As my regulars also might remember, in order to validate (or refute) the idea that the shares aren't objectively cheap, I want to try to understand what the crowd is currently "assuming" about the future of a given company. If the crowd is assuming great things from Q2,, that's a sign that the shares are generally expensive. If you read my articles regularly, you know that I rely on the work of Professor Stephen Penman and his book "Accounting for Value" for this. In this book, Penman walks investors through how they can apply the magic of high school algebra to a standard finance formula in order to work out what the market is "thinking" about a given company's future growth. This involves isolating the "g" (growth) variable in this formula. In case you find Penman's writing a bit dense, you might want to try "Expectations Investing" by Mauboussin and Rappaport. These two have also introduced the idea of using the stock price itself as a source of information, and then infer what the market is currently "expecting" about the future.

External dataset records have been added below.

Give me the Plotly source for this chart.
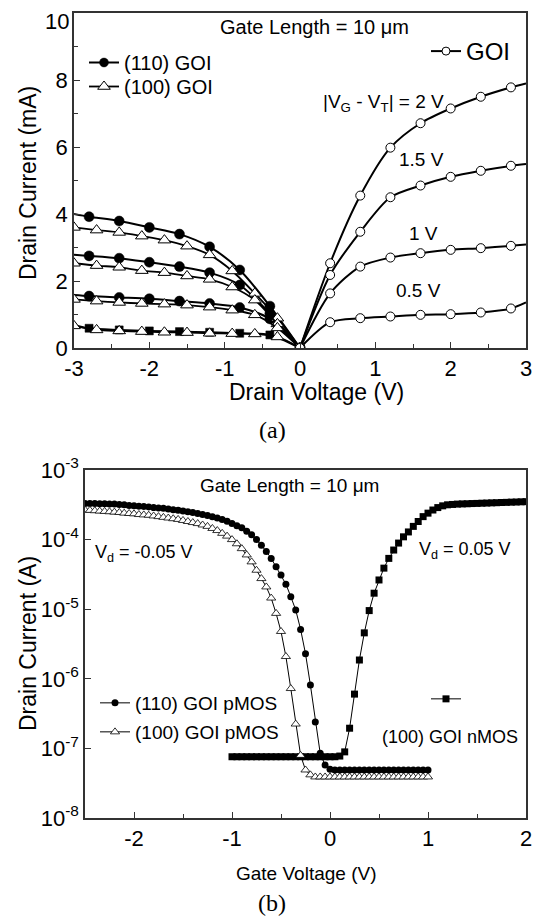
import plotly.graph_objects as go

# ---------------- Panel (a) data (Drain current, mA) ----------------
vd_110 = [-3.0, -2.8, -2.4, -2.0, -1.6, -1.2, -0.8, -0.4, 0.0]
id_110_2v = [4.00, 3.92, 3.79, 3.60, 3.40, 3.02, 2.33, 1.25, 0.0]
id_110_15v = [2.78, 2.75, 2.68, 2.56, 2.43, 2.25, 1.88, 1.03, 0.0]
id_110_1v = [1.58, 1.55, 1.51, 1.47, 1.40, 1.33, 1.21, 0.87, 0.0]
id_110_05v = [0.69, 0.59, 0.54, 0.51, 0.49, 0.47, 0.44, 0.39, 0.0]

vd_100 = [-3.0, -2.7, -2.4, -2.1, -1.8, -1.5, -1.2, -0.9, -0.6, -0.3, 0.0]
id_100_2v = [3.60, 3.52, 3.45, 3.34, 3.22, 3.04, 2.78, 2.30, 1.63, 0.89, 0.0]
id_100_15v = [2.53, 2.46, 2.41, 2.31, 2.25, 2.15, 2.05, 1.82, 1.43, 0.72, 0.0]
id_100_1v = [1.45, 1.40, 1.36, 1.33, 1.31, 1.28, 1.22, 1.13, 0.99, 0.60, 0.0]
id_100_05v = [0.66, 0.54, 0.51, 0.49, 0.47, 0.46, 0.44, 0.43, 0.42, 0.33, 0.0]

vd_goi = [0.0, 0.4, 0.8, 1.2, 1.6, 2.0, 2.4, 2.8, 3.0]
id_goi_2v = [0.0, 2.53, 4.55, 5.98, 6.71, 7.15, 7.50, 7.78, 7.90]
id_goi_15v = [0.0, 2.18, 3.47, 4.50, 4.85, 5.11, 5.29, 5.44, 5.49]
id_goi_1v = [0.0, 1.63, 2.43, 2.70, 2.83, 2.93, 2.98, 3.05, 3.09]
id_goi_05v = [0.0, 0.77, 0.89, 0.94, 0.99, 1.01, 1.06, 1.18, 1.36]

xticks_a = [-3, -2, -1, 0, 1, 2, 3]
xticktext_a = ["-3", "-2", "-1", "0", "1", "2", "3"]
yticks_a = [0, 2, 4, 6, 8, 10]
yticktext_a = ["0", "2", "4", "6", "8", ""]   # the "10" label is drawn below as an annotation
ytop_label_a = "10"

# ---------------- Panel (b) data (log10 of drain current, A) ----------------
vg_p = [-2.50, -2.45, -2.40, -2.35, -2.30, -2.25, -2.20, -2.15, -2.10, -2.05,
        -2.00, -1.95, -1.90, -1.85, -1.80, -1.75, -1.70, -1.65, -1.60, -1.55,
        -1.50, -1.45, -1.40, -1.35, -1.30, -1.25, -1.20, -1.15, -1.10, -1.05,
        -1.00, -0.95, -0.90, -0.85, -0.80, -0.75, -0.70, -0.65, -0.60, -0.55,
        -0.50, -0.45, -0.40, -0.35, -0.30, -0.25, -0.20, -0.15, -0.10, -0.05,
        0.00, 0.05, 0.10, 0.15, 0.20, 0.25, 0.30, 0.35, 0.40, 0.45,
        0.50, 0.55, 0.60, 0.65, 0.70, 0.75, 0.80, 0.85, 0.90, 0.95, 1.00]

log_id_110p = [-3.480, -3.480, -3.480, -3.485, -3.485, -3.490, -3.490, -3.495, -3.500, -3.510,
               -3.515, -3.520, -3.525, -3.530, -3.540, -3.545, -3.550, -3.560, -3.570, -3.580,
               -3.590, -3.600, -3.610, -3.625, -3.640, -3.655, -3.670, -3.690, -3.710, -3.735,
               -3.770, -3.800, -3.830, -3.880, -3.930, -4.000, -4.080, -4.170, -4.270, -4.390,
               -4.510, -4.640, -4.820, -5.010, -5.290, -5.640, -6.090, -6.620, -7.070, -7.240,
               -7.300, -7.310, -7.310, -7.310, -7.310, -7.310, -7.310, -7.310, -7.310, -7.310,
               -7.310, -7.310, -7.310, -7.310, -7.310, -7.310, -7.310, -7.310, -7.310, -7.310, -7.310]

log_id_100p = [-3.575, -3.580, -3.585, -3.590, -3.595, -3.600, -3.605, -3.610, -3.620, -3.625,
               -3.630, -3.640, -3.645, -3.650, -3.660, -3.670, -3.680, -3.690, -3.700, -3.710,
               -3.725, -3.740, -3.755, -3.770, -3.790, -3.810, -3.840, -3.870, -3.910, -3.950,
               -4.000, -4.060, -4.130, -4.220, -4.320, -4.440, -4.560, -4.680, -4.840, -5.060,
               -5.320, -5.680, -6.140, -6.650, -7.100, -7.310, -7.380, -7.410, -7.410, -7.410,
               -7.410, -7.410, -7.410, -7.410, -7.410, -7.410, -7.410, -7.410, -7.410, -7.410,
               -7.410, -7.410, -7.410, -7.410, -7.410, -7.410, -7.410, -7.410, -7.410, -7.410, -7.410]

vg_n = [-1.00, -0.95, -0.90, -0.85, -0.80, -0.75, -0.70, -0.65, -0.60, -0.55,
        -0.50, -0.45, -0.40, -0.35, -0.30, -0.25, -0.20, -0.15, -0.10, -0.05,
        0.00, 0.05, 0.10, 0.15, 0.20, 0.25, 0.30, 0.35, 0.40, 0.45,
        0.50, 0.55, 0.60, 0.65, 0.70, 0.75, 0.80, 0.85, 0.90, 0.95,
        1.00, 1.05, 1.10, 1.15, 1.20, 1.25, 1.30, 1.35, 1.40, 1.45,
        1.50, 1.55, 1.60, 1.65, 1.70, 1.75, 1.80, 1.85, 1.90, 1.95, 2.00]

log_id_100n = [-7.12, -7.12, -7.12, -7.12, -7.12, -7.12, -7.12, -7.12, -7.12, -7.12,
               -7.12, -7.12, -7.12, -7.12, -7.12, -7.12, -7.12, -7.12, -7.12, -7.12,
               -7.12, -7.12, -7.11, -7.05, -6.71, -6.22, -5.73, -5.34, -5.02, -4.77,
               -4.58, -4.41, -4.27, -4.15, -4.05, -3.96, -3.89, -3.81, -3.74, -3.67,
               -3.62, -3.575, -3.54, -3.515, -3.50, -3.495, -3.49, -3.487, -3.485, -3.482,
               -3.48, -3.477, -3.475, -3.472, -3.47, -3.467, -3.465, -3.462, -3.46, -3.457, -3.455]

yticks_b = [1e-8, 1e-7, 1e-6, 1e-5, 1e-4, 1e-3]
yticktext_b = ["10<sup>-8</sup>", "10<sup>-7</sup>", "10<sup>-6</sup>",
               "10<sup>-5</sup>", "10<sup>-4</sup>", "10<sup>-3</sup>"]
xticks_b = [-2, -1, 0, 1, 2]
xticktext_b = ["-2", "-1", "0", "1", "2"]

# The page body has an 8px margin, so the figure is drawn 8px in from the window corner.
OFF = 8
W, H = 542 - OFF, 918 - OFF
SANS = "Liberation Sans, Arial, sans-serif"
SERIF = "Liberation Serif, Times New Roman, serif"


def px(x):
    """screen pixel x -> paper fraction"""
    return (x - OFF) / W


def py(y):
    """screen pixel y -> paper fraction"""
    return 1 - (y - OFF) / H


fig = go.Figure()


def sizes(n, s, first_hidden=False, last_hidden=False):
    arr = [s] * n
    if first_hidden:
        arr[0] = 0
    if last_hidden:
        arr[-1] = 0
    return arr


# ---- Panel (a) traces ----
curves_110 = [id_110_2v, id_110_15v, id_110_1v, id_110_05v]
for i, ys in enumerate(curves_110):
    sym = "circle" if i < 3 else "square"
    fig.add_trace(go.Scatter(
        x=vd_110, y=ys, mode="lines+markers", name="(110) GOI",
        line=dict(color="black", width=2, shape="spline", smoothing=0.8),
        marker=dict(symbol=sym, size=sizes(len(ys), 10 if i < 3 else 8, first_hidden=True),
                    color="black", opacity=1, line=dict(color="black", width=0.5)),
        showlegend=(i == 0), legend="legend", xaxis="x", yaxis="y"))

curves_100 = [id_100_2v, id_100_15v, id_100_1v, id_100_05v]
for i, ys in enumerate(curves_100):
    fig.add_trace(go.Scatter(
        x=vd_100, y=ys, mode="lines+markers", name="(100) GOI",
        line=dict(color="black", width=1.8, shape="spline", smoothing=0.8),
        marker=dict(symbol="triangle-up", size=11, color="white", opacity=1,
                    line=dict(color="black", width=1)),
        showlegend=(i == 0), legend="legend5", xaxis="x", yaxis="y"))

curves_goi = [id_goi_2v, id_goi_15v, id_goi_1v, id_goi_05v]
for i, ys in enumerate(curves_goi):
    fig.add_trace(go.Scatter(
        x=vd_goi, y=ys, mode="lines+markers", name="GOI",
        line=dict(color="black", width=2, shape="spline", smoothing=0.8),
        marker=dict(symbol="circle", size=sizes(len(ys), 9, last_hidden=True), color="white",
                    opacity=1, line=dict(color="black", width=1)),
        showlegend=(i == 0), legend="legend2", xaxis="x", yaxis="y"))

# ---- Panel (b) traces ----
fig.add_trace(go.Scatter(
    x=vg_n, y=[10 ** v for v in log_id_100n], mode="lines+markers", name=" ",
    line=dict(color="black", width=1),
    marker=dict(symbol="square", size=7, color="black"),
    legend="legend4", xaxis="x2", yaxis="y2"))
fig.add_trace(go.Scatter(
    x=vg_p, y=[10 ** v for v in log_id_110p], mode="lines+markers", name="(110) GOI pMOS",
    line=dict(color="black", width=1),
    marker=dict(symbol="circle", size=7, color="black"),
    legend="legend3", xaxis="x2", yaxis="y2"))
fig.add_trace(go.Scatter(
    x=vg_p, y=[10 ** v for v in log_id_100p], mode="lines+markers", name="(100) GOI pMOS",
    line=dict(color="black", width=1),
    marker=dict(symbol="triangle-up", size=8, color="white", line=dict(color="black", width=0.8)),
    legend="legend6", xaxis="x2", yaxis="y2"))

axis_common = dict(showline=True, linecolor="#333", linewidth=1.5, mirror=True,
                   ticks="inside", tickcolor="#333", tickwidth=1.2, ticklen=6,
                   showgrid=False, zeroline=False, automargin=False,
                   ticklabeloverflow="allow",
                   tickfont=dict(size=22, family=SANS, color="black"))


def leg(x, y, size):
    return dict(x=px(x), y=py(y), xanchor="left", yanchor="top",
                font=dict(size=size, family=SANS, color="black"), bgcolor="rgba(0,0,0,0)")


fig.update_layout(
    width=W, height=H, margin=dict(l=0, r=0, t=0, b=0, autoexpand=False),
    paper_bgcolor="white", plot_bgcolor="white",
    font=dict(family=SANS, color="black", size=19),
    xaxis=dict(domain=[px(74), px(526)], anchor="y", range=[-3, 3],
               tickvals=xticks_a, ticktext=xticktext_a,
               minor=dict(dtick=0.5, ticks="inside", ticklen=4, tickcolor="#333"),
               **axis_common),
    yaxis=dict(domain=[py(348), py(13)], anchor="x", range=[0, 10],
               tickvals=yticks_a, ticktext=yticktext_a,
               minor=dict(dtick=1, ticks="inside", ticklen=4, tickcolor="#333"),
               **axis_common),
    xaxis2=dict(domain=[px(85), px(526)], anchor="y2", range=[-2.5, 2],
                tickvals=xticks_b, ticktext=xticktext_b,
                minor=dict(dtick=0.5, ticks="inside", ticklen=4, tickcolor="#333"),
                **axis_common),
    yaxis2=dict(domain=[py(818), py(470)], anchor="x2", type="log", range=[-8, -3],
                tickvals=yticks_b, ticktext=yticktext_b,
                **axis_common),
    legend=leg(84, 43, 20),
    legend5=leg(84, 67, 20),
    legend2=leg(426, 29, 24),
    legend3=leg(95, 684, 19),
    legend6=leg(95, 713, 19),
    legend4=leg(426, 680, 19),
)

annotations = [
    # panel (a)
    dict(text=ytop_label_a, x=px(70), y=1.0, xanchor="right", yanchor="top",
         font=dict(size=22, family=SANS), borderpad=0),
    dict(text="Drain Voltage (V)", x=px(316), y=py(392), font=dict(size=23, family=SANS)),
    dict(text="Drain Current (mA)", x=px(28), y=py(183), textangle=-90, font=dict(size=23, family=SANS)),
    dict(text="Gate Length = 10 \u03bcm", x=px(314), y=py(27), font=dict(size=20, family=SANS)),
    dict(text="|V<sub>G</sub> - V<sub>T</sub>| = 2 V", x=px(383), y=py(103), font=dict(size=19, family=SANS)),
    dict(text="1.5 V", x=px(421), y=py(160), font=dict(size=19, family=SANS)),
    dict(text="1 V", x=px(423), y=py(233), font=dict(size=19, family=SANS)),
    dict(text="0.5 V", x=px(418), y=py(290), font=dict(size=19, family=SANS)),
    dict(text="(a)", x=px(272), y=py(430), font=dict(size=24, family=SERIF)),
    # panel (b)
    dict(text="Gate Voltage (V)", x=px(306), y=py(873), font=dict(size=19, family=SANS)),
    dict(text="Drain Current (A)", x=px(28), y=py(644), textangle=-90, font=dict(size=23, family=SANS)),
    dict(text="Gate Length = 10 \u03bcm", x=px(289), y=py(485), font=dict(size=19, family=SANS)),
    dict(text="V<sub>d</sub> = -0.05 V", x=px(144), y=py(553), font=dict(size=18, family=SANS)),
    dict(text="V<sub>d</sub> = 0.05 V", x=px(465), y=py(550), font=dict(size=18, family=SANS)),
    dict(text="(100) GOI nMOS", x=px(450), y=py(737), font=dict(size=18, family=SANS)),
    dict(text="(b)", x=px(272), y=py(903), font=dict(size=24, family=SERIF)),
]
for a in annotations:
    a.setdefault("xanchor", "center")
    a.setdefault("yanchor", "middle")
    a.update(xref="paper", yref="paper", showarrow=False)
fig.update_layout(annotations=annotations)

fig.write_html("out.html")
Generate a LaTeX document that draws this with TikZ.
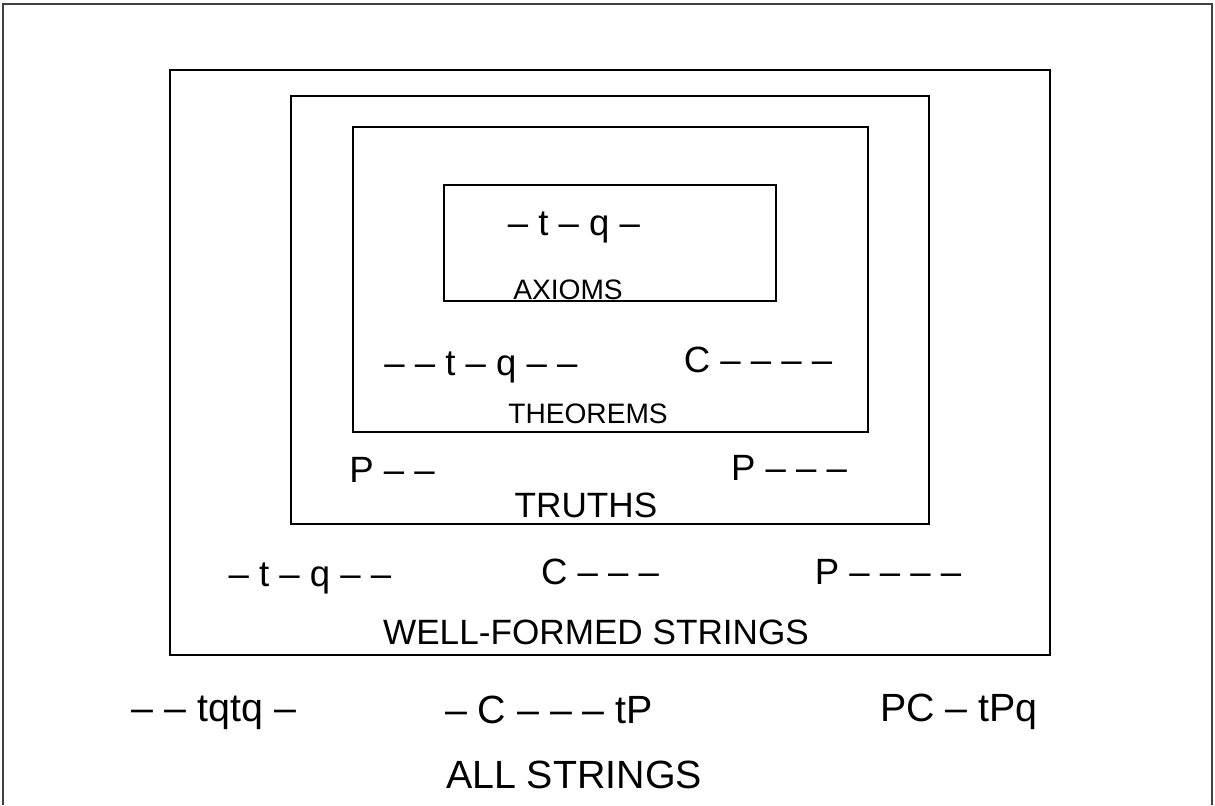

Anyway, applying this approach to Q2 at the moment suggests the market is assuming that this company will now grow profits at a rate of about 9% from here. Given that the company has been "in the red" for the past decade, I consider this to be a wildly optimistic forecast, and I must therefore recommend continuing to avoid the shares. Additionally, I couldn't live with myself if I didn't take a moment of our time to swipe at the analyst community. Consensus EPS estimates for this business are currently $0.58 this year, and $0.96 next year. I would ask the analysts, what is going to change here to make this thing profitable?
Options
I am old enough to not be a child of the internet age, and so therefore I can accept that someone holds a different view from my own, and is still human. Just because I don't think there's value here, doesn't mean I'm right, and other people may have very smart reasons for wanting to take a long position on this stock. I'm of the view that no matter what you're buying, you should take the least risk possible to do so. In my previous missive on this name, I bragged (I know, more bragging!) about the fact that the "calls in lieu of shares" strategy I recommended turned a small profit, while the shares themselves cratered in price. With that as a backdrop, I would recommend investors who insist on staying long here represent that perspective with call options. These offer much of the upside that the stock would in case it suddenly reverses course, at far less risk.
In particular, if I were long here, I'd manifest that view with the November call with a strike of $25. These are currently priced at $2.60-$5.00, and I would put in a bid to buy at $3.80. Even if an investor hits the ask, though, they'll do well if the shares explode higher on the back of buyout rumours or some such. If the shares continue to languish, obviously the call owner will do badly, but it's quite possible that they'll do less badly than the stockholder. Additionally, since they wouldn't be fully committed, they would have more capital to employ in other investments. Thus, I'm of the view that if you insist on staying long here, you manifest that perspective with calls in lieu of shares.